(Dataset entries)
────
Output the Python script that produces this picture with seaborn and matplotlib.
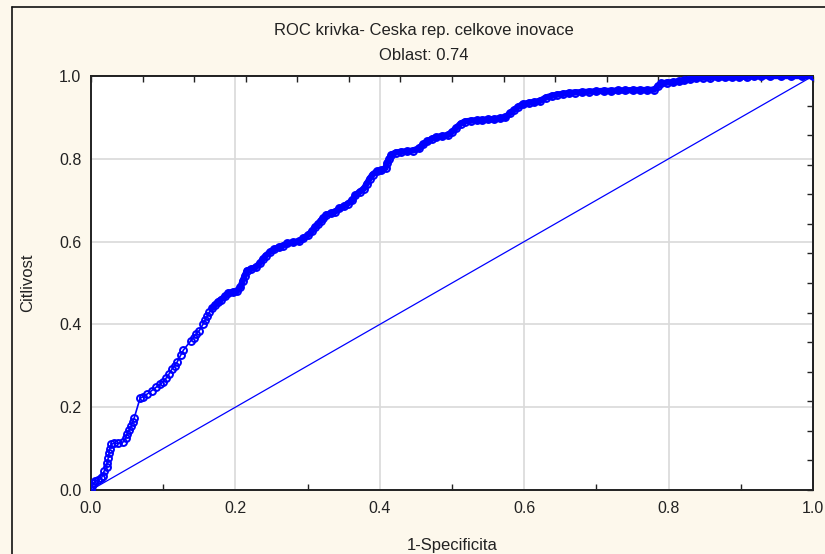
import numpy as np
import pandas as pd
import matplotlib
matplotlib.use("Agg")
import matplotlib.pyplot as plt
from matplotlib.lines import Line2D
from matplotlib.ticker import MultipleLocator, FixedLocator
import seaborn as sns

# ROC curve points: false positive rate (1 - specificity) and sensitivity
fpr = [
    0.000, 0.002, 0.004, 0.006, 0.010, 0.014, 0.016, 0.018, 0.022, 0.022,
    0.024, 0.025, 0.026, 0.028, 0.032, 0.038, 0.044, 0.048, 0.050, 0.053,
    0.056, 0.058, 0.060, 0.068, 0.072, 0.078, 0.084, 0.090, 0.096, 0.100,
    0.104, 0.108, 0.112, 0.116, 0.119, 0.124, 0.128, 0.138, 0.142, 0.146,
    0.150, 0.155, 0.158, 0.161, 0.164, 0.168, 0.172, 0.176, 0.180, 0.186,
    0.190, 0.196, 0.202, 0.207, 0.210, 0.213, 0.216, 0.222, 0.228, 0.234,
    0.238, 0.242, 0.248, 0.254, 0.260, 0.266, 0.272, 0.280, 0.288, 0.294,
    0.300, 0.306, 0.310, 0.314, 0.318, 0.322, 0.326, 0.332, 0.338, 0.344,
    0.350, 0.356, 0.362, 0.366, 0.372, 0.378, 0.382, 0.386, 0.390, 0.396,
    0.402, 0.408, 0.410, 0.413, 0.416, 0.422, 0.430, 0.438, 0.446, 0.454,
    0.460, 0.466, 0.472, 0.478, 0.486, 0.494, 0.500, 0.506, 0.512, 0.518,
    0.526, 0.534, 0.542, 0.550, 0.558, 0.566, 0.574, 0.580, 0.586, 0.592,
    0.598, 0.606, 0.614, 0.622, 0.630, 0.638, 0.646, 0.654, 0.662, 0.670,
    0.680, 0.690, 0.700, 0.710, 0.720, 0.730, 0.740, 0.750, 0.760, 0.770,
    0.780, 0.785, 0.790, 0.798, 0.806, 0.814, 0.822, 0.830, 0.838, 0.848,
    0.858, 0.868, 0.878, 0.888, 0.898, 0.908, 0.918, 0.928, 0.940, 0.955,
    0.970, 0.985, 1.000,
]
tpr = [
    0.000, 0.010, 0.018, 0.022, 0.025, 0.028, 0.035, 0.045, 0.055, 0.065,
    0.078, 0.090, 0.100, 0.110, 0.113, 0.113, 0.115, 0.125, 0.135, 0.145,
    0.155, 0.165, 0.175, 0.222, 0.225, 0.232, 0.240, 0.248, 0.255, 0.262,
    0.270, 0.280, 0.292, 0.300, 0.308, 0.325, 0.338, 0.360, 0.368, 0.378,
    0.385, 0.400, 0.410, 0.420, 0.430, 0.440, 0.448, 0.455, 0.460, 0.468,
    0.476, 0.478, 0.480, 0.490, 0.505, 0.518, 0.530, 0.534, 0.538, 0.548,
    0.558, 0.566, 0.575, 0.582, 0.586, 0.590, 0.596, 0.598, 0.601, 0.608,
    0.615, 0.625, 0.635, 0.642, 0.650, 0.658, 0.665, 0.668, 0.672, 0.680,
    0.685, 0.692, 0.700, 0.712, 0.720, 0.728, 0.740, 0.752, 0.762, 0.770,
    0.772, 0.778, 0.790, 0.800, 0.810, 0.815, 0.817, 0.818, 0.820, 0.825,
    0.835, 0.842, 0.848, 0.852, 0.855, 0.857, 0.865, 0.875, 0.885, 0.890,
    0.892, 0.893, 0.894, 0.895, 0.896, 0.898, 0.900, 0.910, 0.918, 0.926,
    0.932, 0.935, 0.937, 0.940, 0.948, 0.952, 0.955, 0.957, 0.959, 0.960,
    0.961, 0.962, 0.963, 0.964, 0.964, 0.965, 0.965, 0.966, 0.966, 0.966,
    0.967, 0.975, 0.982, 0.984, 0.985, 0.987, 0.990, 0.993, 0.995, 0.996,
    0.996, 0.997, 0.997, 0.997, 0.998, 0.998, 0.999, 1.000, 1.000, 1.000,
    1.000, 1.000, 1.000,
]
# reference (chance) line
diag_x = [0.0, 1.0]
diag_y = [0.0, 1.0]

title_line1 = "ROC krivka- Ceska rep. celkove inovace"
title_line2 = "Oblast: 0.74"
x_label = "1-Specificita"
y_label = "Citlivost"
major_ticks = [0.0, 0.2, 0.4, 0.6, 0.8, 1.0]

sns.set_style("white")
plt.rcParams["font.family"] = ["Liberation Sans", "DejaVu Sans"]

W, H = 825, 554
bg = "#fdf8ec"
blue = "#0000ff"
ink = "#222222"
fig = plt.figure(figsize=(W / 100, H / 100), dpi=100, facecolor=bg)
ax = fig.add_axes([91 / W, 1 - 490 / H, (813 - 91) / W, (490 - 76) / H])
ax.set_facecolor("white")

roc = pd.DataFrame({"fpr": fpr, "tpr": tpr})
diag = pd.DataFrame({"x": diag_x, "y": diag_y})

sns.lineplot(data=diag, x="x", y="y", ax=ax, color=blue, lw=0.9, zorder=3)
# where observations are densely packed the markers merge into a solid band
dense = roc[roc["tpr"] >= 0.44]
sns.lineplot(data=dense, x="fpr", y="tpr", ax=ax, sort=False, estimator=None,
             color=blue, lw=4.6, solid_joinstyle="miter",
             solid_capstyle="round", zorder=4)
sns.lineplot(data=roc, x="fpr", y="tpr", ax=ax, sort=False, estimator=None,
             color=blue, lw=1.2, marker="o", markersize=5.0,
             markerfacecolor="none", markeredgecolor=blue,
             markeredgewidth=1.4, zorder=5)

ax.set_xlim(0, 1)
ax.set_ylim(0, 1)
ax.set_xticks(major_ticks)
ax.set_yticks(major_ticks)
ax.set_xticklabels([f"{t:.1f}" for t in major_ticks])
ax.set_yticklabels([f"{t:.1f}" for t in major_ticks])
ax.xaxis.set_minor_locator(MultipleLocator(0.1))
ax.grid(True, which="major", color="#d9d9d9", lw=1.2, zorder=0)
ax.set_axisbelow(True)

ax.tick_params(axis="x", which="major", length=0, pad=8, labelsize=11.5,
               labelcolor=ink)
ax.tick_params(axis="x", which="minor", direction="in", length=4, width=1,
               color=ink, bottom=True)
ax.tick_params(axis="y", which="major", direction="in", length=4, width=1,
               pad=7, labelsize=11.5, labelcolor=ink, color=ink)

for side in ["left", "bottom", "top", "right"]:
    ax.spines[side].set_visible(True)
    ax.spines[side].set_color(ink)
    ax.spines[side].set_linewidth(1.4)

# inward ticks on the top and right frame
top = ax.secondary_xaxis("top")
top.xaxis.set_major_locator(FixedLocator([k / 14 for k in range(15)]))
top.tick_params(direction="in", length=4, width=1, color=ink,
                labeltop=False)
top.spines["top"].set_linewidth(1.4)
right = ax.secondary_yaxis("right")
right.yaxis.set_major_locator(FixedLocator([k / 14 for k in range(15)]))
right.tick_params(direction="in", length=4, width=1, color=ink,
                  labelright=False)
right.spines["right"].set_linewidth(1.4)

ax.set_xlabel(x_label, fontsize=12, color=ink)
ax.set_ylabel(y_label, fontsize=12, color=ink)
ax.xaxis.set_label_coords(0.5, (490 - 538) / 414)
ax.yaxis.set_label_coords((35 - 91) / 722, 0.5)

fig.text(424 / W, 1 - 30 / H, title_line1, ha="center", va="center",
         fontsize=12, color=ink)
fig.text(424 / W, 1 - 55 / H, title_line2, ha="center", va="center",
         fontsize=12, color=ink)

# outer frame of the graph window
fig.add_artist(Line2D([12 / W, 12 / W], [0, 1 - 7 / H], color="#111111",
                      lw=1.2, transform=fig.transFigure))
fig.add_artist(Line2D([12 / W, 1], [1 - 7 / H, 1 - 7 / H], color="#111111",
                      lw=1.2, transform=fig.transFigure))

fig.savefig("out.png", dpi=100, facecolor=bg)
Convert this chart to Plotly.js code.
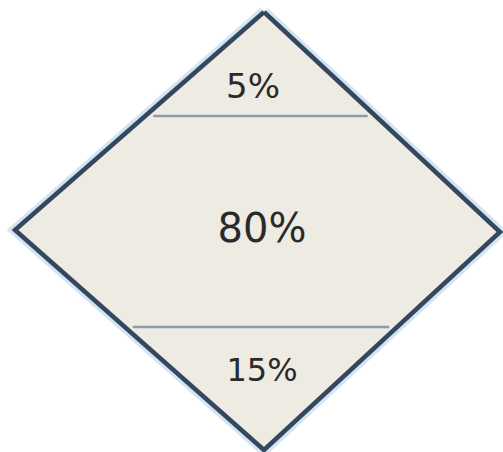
────
● Aim: Without the pictures, please reproduce each line of the listing above exactly, from the first one through the line bearing "import seaborn as sns".

● Exercise response:
Output the Python script that produces this picture with seaborn and matplotlib.
import numpy as np
import pandas as pd
import matplotlib
matplotlib.use("Agg")
import matplotlib.pyplot as plt
from matplotlib.lines import Line2D
from matplotlib.ticker import MultipleLocator, FixedLocator
import seaborn as sns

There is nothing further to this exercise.